Is the main goal of protest movements to change minds or to change laws? For the violent protesters it seems to be neither. For the rational and peaceful protesters the goal must be to change laws because we will never change all minds, but laws govern the conduct of everyone. Changing the rules applies to all, including the unpersuaded. If we don’t change laws nothing will change. To change laws you have to change lawmakers. It is often said that it is impossible to legislate morality. But we can legislate conduct and as conduct changes morality follows. When laws are changed ultimately and in the long run minds are changed. Laws are not changed and minds are not changed by violence. Policy change in a constitutional democracy is not decided by force; it is decided exclusively by the people we elect — and no one gets elected without public support. Like it or not that’s the way things work in a constitutional democracy.

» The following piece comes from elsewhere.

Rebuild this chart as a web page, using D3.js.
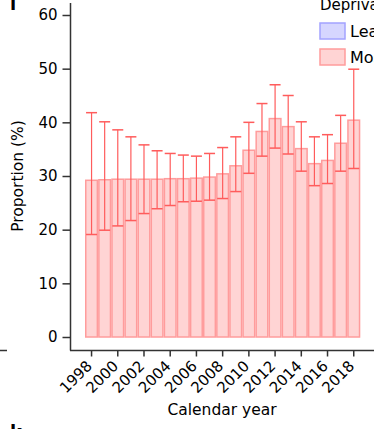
<!DOCTYPE html>
<html lang="en">
<head>
<meta charset="UTF-8">
<title>Proportion by calendar year</title>
<style>
  body { margin: 0; background: #fff; }
  svg { font-family: "DejaVu Sans", Verdana, sans-serif; }
</style>
</head>
<body>
<svg id="chart" width="374" height="429"></svg>
<script src="https://d3js.org/d3.v7.min.js"></script>
<script>
// values
var years = ["1998","1999","2000","2001","2002","2003","2004","2005","2006","2007","2008",
             "2009","2010","2011","2012","2013","2014","2015","2016","2017","2018"];
var mostDeprived = [29.2, 29.3, 29.4, 29.4, 29.4, 29.4, 29.5, 29.5, 29.6, 29.8, 30.4,
                    31.9, 34.8, 38.3, 40.7, 39.2, 35.1, 32.3, 32.9, 36.1, 40.4];
var upperCI = [41.8, 40.1, 38.6, 37.3, 35.8, 34.7, 34.2, 33.9, 33.7, 34.2, 35.3,
               37.3, 40.0, 43.5, 47.0, 45.0, 40.1, 37.3, 37.7, 41.3, 49.9];
var lowerCI = [19.1, 19.9, 20.7, 21.7, 23.0, 23.9, 24.5, 25.2, 25.3, 25.5, 25.8,
               27.1, 30.5, 33.7, 35.2, 34.1, 30.9, 28.2, 28.6, 30.9, 31.4];
var yTicks = [0, 10, 20, 30, 40, 50, 60];
var xTicks = ["1998","2000","2002","2004","2006","2008","2010","2012","2014","2016","2018"];
var legendTitle = "Deprivation";
var legendItems = ["Least deprived", "Most deprived"];

var svg = d3.select("#chart");

var x = d3.scaleBand().domain(years).range([85, 360.3]).padding(0);
var y = d3.scaleLinear().domain([0, 60]).range([337, 15]);

var barFill = "#ffd4d4", barStroke = "#ff9c9c", errColor = "#ff5c5c";
var font = "DejaVu Sans, Verdana, sans-serif";

// bars
svg.append("g").selectAll("rect")
    .data(years)
    .enter().append("rect")
    .attr("x", function(d) { return x(d) + 0.75; })
    .attr("width", x.bandwidth() - 1.5)
    .attr("y", function(d, i) { return y(mostDeprived[i]); })
    .attr("height", function(d, i) { return y(0) - y(mostDeprived[i]); })
    .attr("fill", barFill)
    .attr("stroke", barStroke)
    .attr("stroke-width", 1.5);

// error bars
var err = svg.append("g").selectAll("g")
    .data(years)
    .enter().append("g")
    .attr("transform", function(d) { return "translate(" + (x(d) + x.bandwidth() / 2) + ",0)"; });

err.append("line")
    .attr("y1", function(d, i) { return y(upperCI[i]); })
    .attr("y2", function(d, i) { return y(lowerCI[i]); })
    .attr("stroke", errColor)
    .attr("stroke-width", 1.2);

err.append("line")
    .attr("x1", -5.5).attr("x2", 5.5)
    .attr("y1", function(d, i) { return y(upperCI[i]); })
    .attr("y2", function(d, i) { return y(upperCI[i]); })
    .attr("stroke", errColor)
    .attr("stroke-width", 1.5);

err.append("line")
    .attr("x1", -5.5).attr("x2", 5.5)
    .attr("y1", function(d, i) { return y(lowerCI[i]); })
    .attr("y2", function(d, i) { return y(lowerCI[i]); })
    .attr("stroke", errColor)
    .attr("stroke-width", 1.5);

// y axis
var yAxis = svg.append("g")
    .attr("transform", "translate(70.5,0)")
    .call(d3.axisLeft(y).tickValues(yTicks).tickSize(8).tickSizeOuter(0).tickPadding(5));
yAxis.select(".domain").remove();
yAxis.append("line").attr("y1", 3).attr("y2", 350.5).attr("stroke", "#333").attr("stroke-width", 1.5);
yAxis.selectAll(".tick line").attr("stroke", "#333").attr("stroke-width", 1.5);
yAxis.selectAll(".tick text").attr("font-size", 15).attr("fill", "#000")
    .attr("font-family", font);

// x axis
var xAxis = svg.append("g")
    .attr("transform", "translate(0,350.5)")
    .call(d3.axisBottom(x).tickValues(xTicks).tickSize(6).tickSizeOuter(0));
xAxis.select(".domain").remove();
xAxis.append("line").attr("x1", 70).attr("x2", 374).attr("stroke", "#333").attr("stroke-width", 1.5);
xAxis.selectAll(".tick line").attr("stroke", "#333").attr("stroke-width", 1.5);
xAxis.selectAll(".tick text")
    .attr("font-size", 15).attr("fill", "#000")
    .attr("font-family", font)
    .attr("text-anchor", "end")
    .attr("y", 0)
    .attr("dy", 0)
    .attr("transform", "translate(1.5,16.5) rotate(-45)");

// axis titles
svg.append("text")
    .attr("x", 222).attr("y", 415)
    .attr("text-anchor", "middle")
    .attr("font-size", 15.5)
    .text("Calendar year");

svg.append("text")
    .attr("transform", "translate(22.5,176) rotate(-90)")
    .attr("text-anchor", "middle")
    .attr("font-size", 15.5)
    .text("Proportion (%)");

// legend
var legend = svg.append("g").attr("transform", "translate(320,0)");
legend.append("text").attr("x", 0).attr("y", 9.5).attr("font-size", 15).text(legendTitle);
var legendFill = ["#d6d6ff", barFill], legendStroke = ["#a3a3ff", barStroke];
var li = legend.selectAll(".item")
    .data(legendItems)
    .enter().append("g")
    .attr("class", "item")
    .attr("transform", function(d, i) { return "translate(0," + (23 + i * 26) + ")"; });
li.append("rect")
    .attr("width", 25).attr("height", 16)
    .attr("fill", function(d, i) { return legendFill[i]; })
    .attr("stroke", function(d, i) { return legendStroke[i]; })
    .attr("stroke-width", 1.5);
li.append("text")
    .attr("x", 30).attr("y", 13.5)
    .attr("font-size", 16)
    .text(function(d) { return d; });

// panel letters and neighbouring panel fragments
svg.append("text").attr("x", 10).attr("y", 10).attr("font-size", 18).attr("font-weight", "bold").text("l");
svg.append("text").attr("x", 10).attr("y", 438).attr("font-size", 18).attr("font-weight", "bold").text("k");
svg.append("line").attr("x1", 0).attr("x2", 7).attr("y1", 350.5).attr("y2", 350.5)
    .attr("stroke", "#333").attr("stroke-width", 1.5);
</script>
</body>
</html>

So protest activities that are conspicuously violent instill public resentment, are largely unpopular and counterproductive. These young misguided protesters should wake up to reality and try to gain public support by words, not rocks and bottles, by public discourse, reason, argument and participation within the system of elected representative government as it is. If that system is not democratic enough, if it needs to be changed to protect the rights or the causes of protesters and to make the system more fair, equal and democratic that will occur at the ballot box, not in the streets. Have any of these firebrands ever run for office? I don’t think so. I think they’re the ones who vandalized the junior high school when they were kids. Democracy is not their thing. Thankfully, they mostly will get over all that stuff as they get older and probably wind up selling insurance.
In the meantime, protests continue unproductively, increasingly taken over by angry warring factions — spiraling downward into lethal depths and spoiling opportunities for reason, debate and democratic change.